Cleaveland: A museum with a powerful message


              FILE - In this photo Sept. 14, 2016, final preparations are being made for the opening of the National Museum of African American History and Culture in Washington. The museum opens in Washington this Saturday, Sept. 24, 2016, aiming to tell the story of black people in the U.S. through compelling artifacts, yet visitors will find few personal mementos from one of the most famous and influential black Americans, the Rev. Martin Luther King Jr.  (AP Photo/Susan Walsh, File)
FILE - In this photo Sept. 14, 2016, final preparations are being made for the opening of the National Museum of African American History and Culture in Washington. The museum opens in Washington this Saturday, Sept. 24, 2016, aiming to tell the story of black people in the U.S. through compelling artifacts, yet visitors will find few personal mementos from one of the most famous and influential black Americans, the Rev. Martin Luther King Jr. (AP Photo/Susan Walsh, File)

Earlier this month, I visited the National Museum of African American History and Culture in Washington, D.C. Since its opening in September 2016, the museum has drawn countless visitors. January and February provide the best times for an unhurried visit, which is essential to soak in the many displays, artifacts and audiovisual presentations.

The historical galleries are arranged along a 1.5-mile-long, upward spiral which features many offshoots that focus upon specific people and events. Slavery's history is traced from the first colonization of the Caribbean and North America by Spanish and later French and English settlers. Diseases brought from Europe decimated native populations. Initial shipments of African slaves mined silver and raised crops for island economies. Later, a booming economy based upon cotton increased the need for slave labor in the states that would later secede from the Union. Shackles, diagrams of the holds of slave ships, accounts of slave auctions and punishments of slaves bring alive the horrors that awaited Africans who were captured and sold to white masters. Eight U.S. presidents - Washington, Jefferson, Madison, Monroe, Jackson, Tyler, Taylor and Polk - owned slaves while in office.

The documentation of the decades of threats and compromises within the Congress highlight slavery as the one issue that legislators could never solve. Civil War, the Emancipation Proclamation of 1863 (which did not free the slaves in four border states), Reconstruction and segregation under Jim Crow laws are presented far more graphically than any course in American history could achieve.

Having grown up in a tightly segregated Georgia town, I thought of the poverty, injustices and utter lack of opportunity of the African-American boys and girls of my generation. During my years in medical practice, I had the privilege of caring for two African-American men close to my age who had grown up in my hometown. Our stories were so different that we could have lived on different planets. One of the men regularly attended family reunions in our hometown.
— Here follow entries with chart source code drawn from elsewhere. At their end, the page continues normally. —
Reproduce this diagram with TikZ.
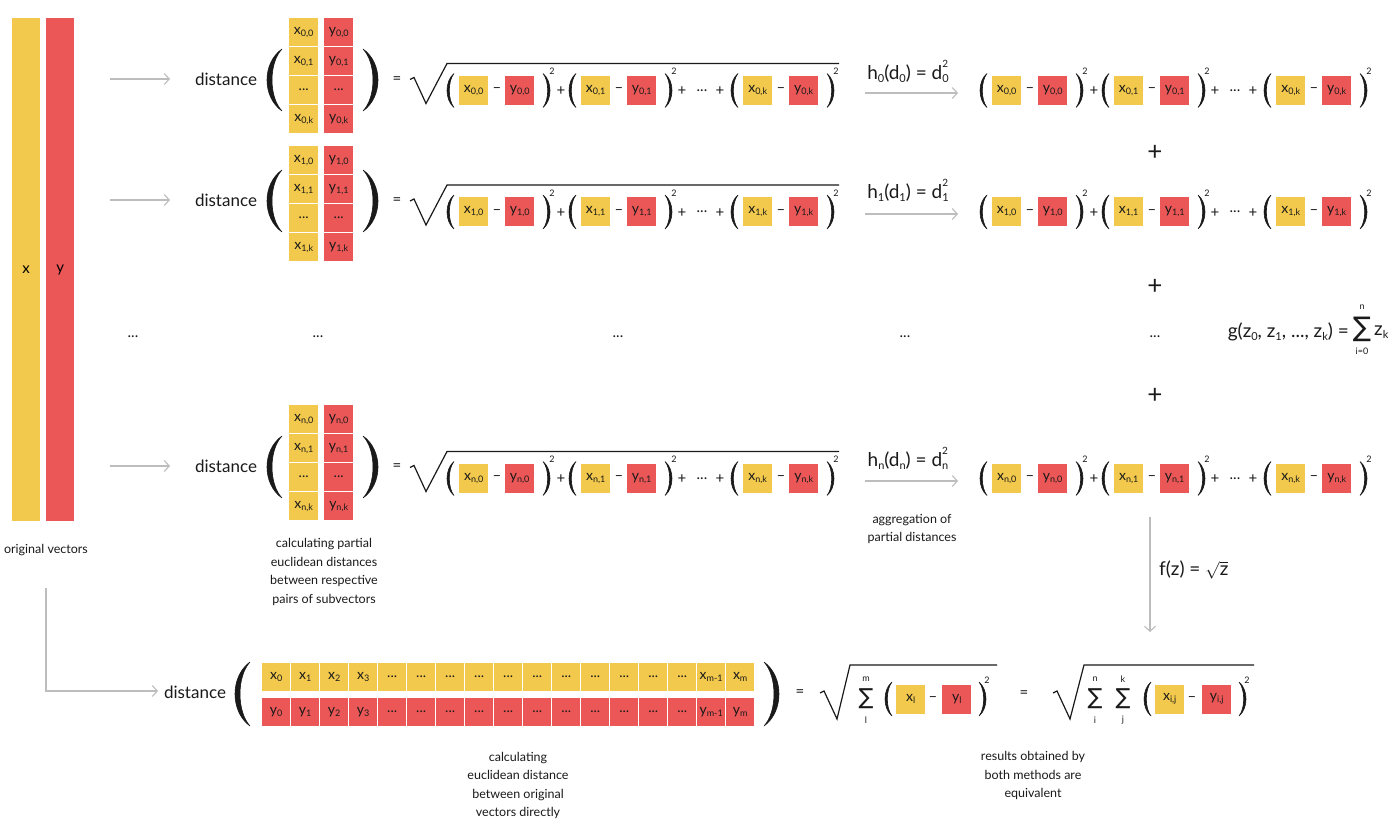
\documentclass[tikz,border=0pt]{standalone}
\usepackage{fontspec}
\setmainfont{Lato}
\newfontfamily\symf{DejaVu Sans}
\usetikzlibrary{arrows.meta}
\definecolor{cy}{HTML}{F2C94C}
\definecolor{cr}{HTML}{EB5757}
\definecolor{ag}{HTML}{BDBDBD}
\definecolor{ink}{HTML}{1A1A1A}
\newcommand\sbs[1]{\raisebox{-0.3ex}{\fontsize{9}{9}\selectfont #1}}
\newcommand\sbx[1]{\raisebox{-0.3ex}{\fontsize{11}{11}\selectfont #1}}
\newcommand\ssx[2]{\rlap{\raisebox{1.25ex}{\fontsize{10}{10}\selectfont #1}}\raisebox{-0.3ex}{\fontsize{11}{11}\selectfont #2}}
\newcommand\parL[5]{\filldraw[ink,line width=0.6pt,line join=round] ({#1},{#2-#3}) .. controls ({#1-4/3*#4},{#2-0.55*#3}) and ({#1-4/3*#4},{#2+0.55*#3}) .. ({#1},{#2+#3}) .. controls ({#1-4/3*(#4-#5)},{#2+0.55*#3}) and ({#1-4/3*(#4-#5)},{#2-0.55*#3}) .. cycle;}
\newcommand\parR[5]{\filldraw[ink,line width=0.6pt,line join=round] ({#1},{#2-#3}) .. controls ({#1+4/3*#4},{#2-0.55*#3}) and ({#1+4/3*#4},{#2+0.55*#3}) .. ({#1},{#2+#3}) .. controls ({#1+4/3*(#4-#5)},{#2+0.55*#3}) and ({#1+4/3*(#4-#5)},{#2-0.55*#3}) .. cycle;}
\begin{document}
\begin{tikzpicture}[x=1pt,y=-1pt,
  cell/.style={inner sep=0pt, minimum width=29pt, minimum height=28pt, font=\fontsize{14}{14}\selectfont, text=ink, anchor=north west},
  ycl/.style={cell, fill=cy}, rcl/.style={cell, fill=cr},
  tb/.style={inner sep=0pt, minimum width=29pt, minimum height=29pt, font=\fontsize{14}{14}\selectfont, text=ink, anchor=west},
  ytb/.style={tb, fill=cy}, rtb/.style={tb, fill=cr},
  arr/.style={draw=ag, line width=1.1pt, -{Straight Barb[length=5pt,width=11pt]}},
  sq/.style={draw=ink, line width=1.2pt, line join=miter},
  lbl/.style={inner sep=0pt, text=ink, font=\fontsize{17}{17}\selectfont},
  glbl/.style={inner sep=0pt, text=ink, font=\fontsize{19}{19}\selectfont},
  sm/.style={inner sep=0pt, text=ink, font=\fontsize{9}{9}\selectfont},
  captxt/.style={inner sep=0pt, align=center, text=ink, font=\fontsize{12.5}{18.5}\selectfont},
  op/.style={inner sep=0pt, text=ink, font=\fontsize{15}{15}\selectfont},
  bigop/.style={inner sep=0pt, text=ink, font=\fontsize{26}{26}\selectfont},
  sumg/.style={inner sep=0pt, text=ink, font=\symf\fontsize{27}{27}\selectfont},
  sumb/.style={inner sep=0pt, text=ink, font=\symf\fontsize{22}{22}\selectfont},
]
\useasboundingbox[fill=white] (0,0) rectangle (1400,826);

% original vectors
\node[fill=cy, minimum width=28pt, minimum height=503pt, inner sep=0pt, anchor=north west, font=\fontsize{15}{15}\selectfont] (xbar) at (12,18) {x};
\node[fill=cr, minimum width=28pt, minimum height=503pt, inner sep=0pt, anchor=north west, font=\fontsize{15}{15}\selectfont] (ybar) at (46,18) {y};
\node[captxt] (origcap) at (46,550) {original vectors};

% three rows
\foreach \r/\T/\D/\Y/\LY/\AY in {0/18/79/90.5/71/93, 1/146/200/212/190/214, n/405/466/478.5/458/481} {
  \coordinate (la\r) at (110,\D);
  \coordinate (lb\r) at (170,\D);
  \draw[arr] (la\r) -- (lb\r);
  \node[lbl] (dist\r) at (226,\D) {distance};
  \parL{282}{\D+1}{31}{15}{5}
  \parR{363}{\D+1}{31}{15}{5}
  \node[ycl] (mx\r-0) at (289,\T) {x\sbs{\r,0}};
  \node[ycl] (mx\r-1) at (289,{\T+29}) {x\sbs{\r,1}};
  \node[ycl] (mx\r-2) at (289,{\T+58}) {...};
  \node[ycl] (mx\r-3) at (289,{\T+87}) {x\sbs{\r,k}};
  \node[rcl] (my\r-0) at (324,\T) {y\sbs{\r,0}};
  \node[rcl] (my\r-1) at (324,{\T+29}) {y\sbs{\r,1}};
  \node[rcl] (my\r-2) at (324,{\T+58}) {...};
  \node[rcl] (my\r-3) at (324,{\T+87}) {y\sbs{\r,k}};
  \node[op] (eq\r) at (397,{\D+1}) {=};
  \draw[sq] (410,{\Y-11}) -- (414,{\Y-13}) -- (426,{\Y+13}) -- (447,{\Y-27}) -- (839,{\Y-27});
  \foreach \off/\sd in {0/L,533/R} {
    \foreach \X/\j in {459/0,581/1,743/k} {
      \pgfmathsetmacro\xx{\X+\off}
      \parL{\xx-5}{\Y}{17}{7}{2.3}
      \node[ytb] (t\sd\r\j x) at (\xx,\Y) {x\sbs{\r,\j}};
      \node[op] (t\sd\r\j m) at ({\xx+38},\Y) {--};
      \node[rtb] (t\sd\r\j y) at ({\xx+46},\Y) {y\sbs{\r,\j}};
      \parR{\xx+84}{\Y}{17}{7}{2.3}
      \node[sm] (t\sd\r\j s) at ({\xx+93},{\Y-19}) {2};
    }
    \node[op] (p\sd\r a) at ({\off+561},{\Y+1}) {+};
    \node[op] (p\sd\r b) at ({\off+682},{\Y+1}) {+};
    \node[op] (p\sd\r d) at ({\off+702},\Y) {...};
    \node[op] (p\sd\r c) at ({\off+720},{\Y+1}) {+};
  }
  \coordinate (ha\r) at (865,\AY);
  \coordinate (hb\r) at (958,\AY);
  \draw[arr] (ha\r) -- (hb\r);
  \node[glbl] (h\r) at (908,\LY) {h\sbx{\r}(d\sbx{\r}) = d\ssx{2}{\r}};
}

% middle dots
\node[op] (dA) at (133,337) {...};
\node[op] (dB) at (318,337) {...};
\node[op] (dC) at (618,337) {...};
\node[op] (dD) at (905,337) {...};
\node[op] (dE) at (1155,337) {...};
\node[bigop] (plA) at (1155,153) {+};
\node[bigop] (plB) at (1155,287) {+};
\node[bigop] (plC) at (1155,396) {+};

% g function
\node[glbl, anchor=east] (g) at (1349,332) {g(z\sbx{0}, z\sbx{1}, ..., z\sbx{k}) =};
\node[sumg] (gsum) at (1362,329) {∑};
\node[sm] (gn) at (1362,307) {n};
\node[sm] (gi) at (1362,351) {i=0};
\node[glbl, anchor=west] (gz) at (1374,332) {z\sbx{k}};

\node[captxt] (aggcap) at (912,529) {aggregation of\\partial distances};
\node[captxt] (partcap) at (324,572) {calculating partial\\euclidean distances\\between respective\\pairs of subvectors};

% f arrow
\coordinate (fa) at (1150,517);
\coordinate (fb) at (1150,632);
\draw[arr] (fa) -- (fb);
\node[glbl, anchor=west] (f) at (1159,570) {f(z) = $\sqrt{\mbox{z}}$};

% connector from original vectors
\coordinate (oa) at (46,588);
\coordinate (ob) at (158,691);
\draw[arr] (oa) |- (ob);

% bottom row
\node[lbl] (distB) at (195,692) {distance};
\parL{250}{694}{32}{15}{5}
\parR{764}{694}{32}{15}{5}
\foreach \c in {0,1,2,3} {
  \node[ycl, minimum width=28pt] (bx\c) at ({262+29*\c},663) {x\sbs{\c}};
  \node[rcl, minimum width=28pt] (by\c) at ({262+29*\c},698) {y\sbs{\c}};
}
\foreach \c in {4,...,14} {
  \node[ycl, minimum width=28pt] (bx\c) at ({262+29*\c},663) {...};
  \node[rcl, minimum width=28pt] (by\c) at ({262+29*\c},698) {...};
}
\node[ycl, minimum width=28pt] (bx15) at (697,663) {x\sbs{m-1}};
\node[rcl, minimum width=28pt] (by15) at (697,698) {y\sbs{m-1}};
\node[ycl, minimum width=28pt] (bx16) at (726,663) {x\sbs{m}};
\node[rcl, minimum width=28pt] (by16) at (726,698) {y\sbs{m}};

\node[op] (beq1) at (800,693) {=};
\draw[sq] (820,693) -- (824,691) -- (837,719) -- (850,665) -- (997,665);
\node[sumb] (bs1) at (866,699) {∑};
\node[sm] (bs1t) at (866,679) {m};
\node[sm] (bs1b) at (866,720) {l};
\parL{892}{699}{17}{7}{2.3}
\node[ytb] (bxl) at (896,699) {x\sbs{l}};
\node[op] (bm1) at (933,699) {--};
\node[rtb] (byl) at (942,699) {y\sbs{l}};
\parR{979}{699}{17}{7}{2.3}
\node[sm] (bsq1) at (987,680) {2};

\node[op] (beq2) at (1024,694) {=};
\draw[sq] (1053,693) -- (1057,691) -- (1070,719) -- (1084,665) -- (1254,665);
\node[sumb] (bs2) at (1095,699) {∑};
\node[sm] (bs2t) at (1095,679) {n};
\node[sm] (bs2b) at (1095,720) {i};
\node[sumb] (bs3) at (1123,699) {∑};
\node[sm] (bs3t) at (1123,679) {k};
\node[sm] (bs3b) at (1123,720) {j};
\parL{1151}{699}{17}{7}{2.3}
\node[ytb] (bxij) at (1155,699) {x\sbs{i,j}};
\node[op] (bm2) at (1192,699) {--};
\node[rtb] (byij) at (1202,699) {y\sbs{i,j}};
\parR{1239}{699}{17}{7}{2.3}
\node[sm] (bsq2) at (1247,680) {2};

\node[captxt] (botcap) at (518,785.5) {calculating\\euclidean distance\\between original\\vectors directly};
\node[captxt] (rescap) at (1033,775.5) {results obtained by\\both methods are\\equivalent};
\end{tikzpicture}
\end{document}
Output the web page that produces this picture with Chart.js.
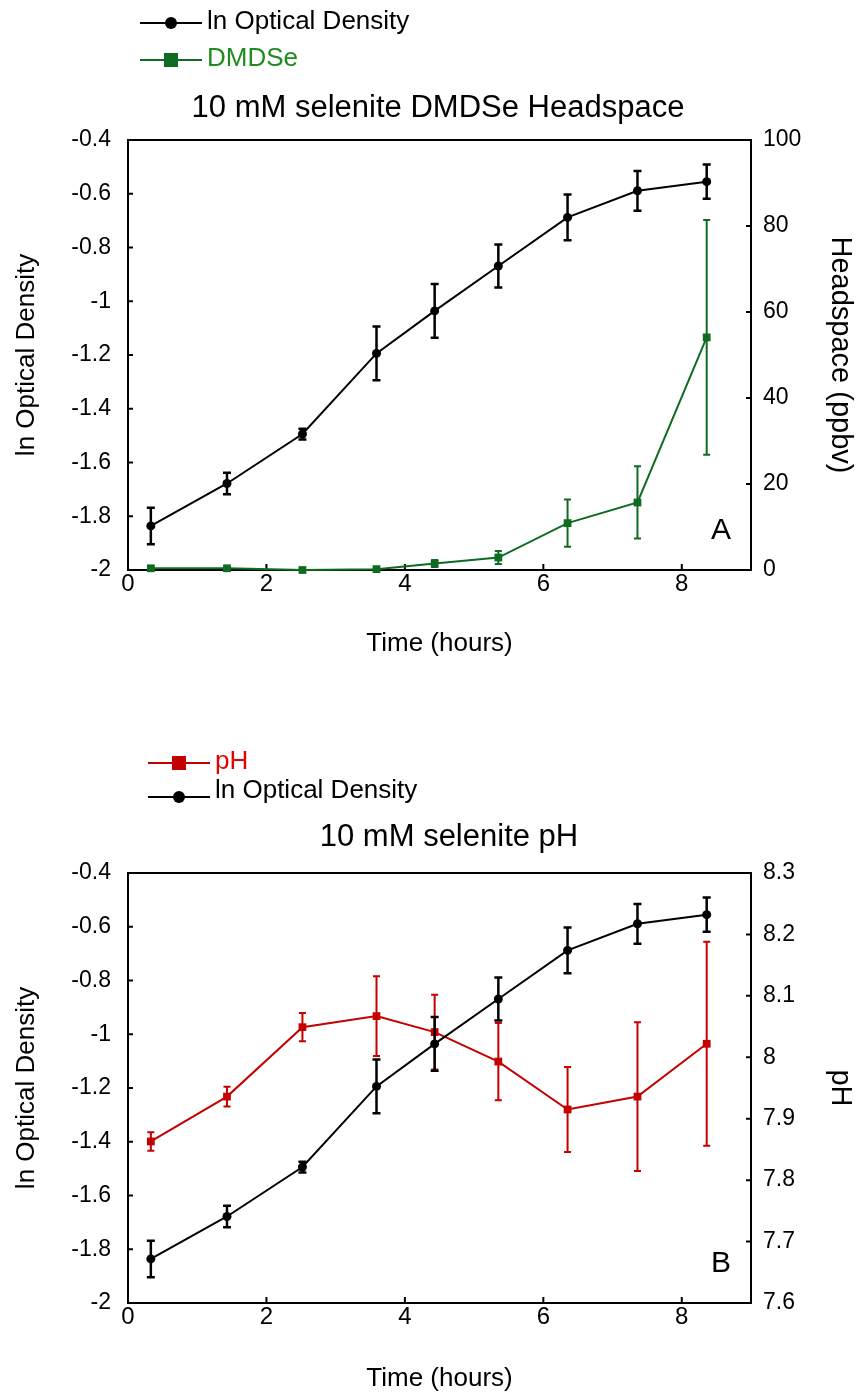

Among the many powerful displays, the most poignant for me was the burial coffin of Emmett Till, featured in an alcove along with photographs and commentary. Two white men from Mississippi kidnapped, tortured and killed the 14-year-old Chicago boy who was visiting relatives in the state in August 1955. The wife of one of the murderers, who was clerking a family store, alleged that the lad had made obscene comments while trying to pull her toward him. She recanted her story decades later. A jury found the two men innocent in a trial a month after the murder. The men contended that they had released Till and that the body that had been recovered was someone else. A year later, knowing that they could not be re-tried for their crime, they confessed their guilt to a reporter for Look magazine in exchange for a sizable payment. Outrage over the atrocity empowered the civil rights movement.

Appalled by the state of her son's body, Till's mother insisted that his casket should remain open in the hours preceding his funeral ceremony so that viewers could see the brutal outcome of Southern racism. In 2005, Till's body was exhumed. DNA analysis confirmed the identity of the remains, which were reburied in another casket. Till's mother donated the burial casket to the museum.

The National Museum of African American History and Culture presents many truths about our nation's troubled and often violent racial history. We have a long way to link those truths to a nationwide process of reconciliation.

Every member of Congress should allocate time for a lengthy, meditative visit to this museum. Perhaps this would finally lead to the passage by the House of Representatives of a federal anti-lynching bill, which passed on a unanimous Senate vote in December 2018.

Consider a personal pilgrimage to this incomparable museum.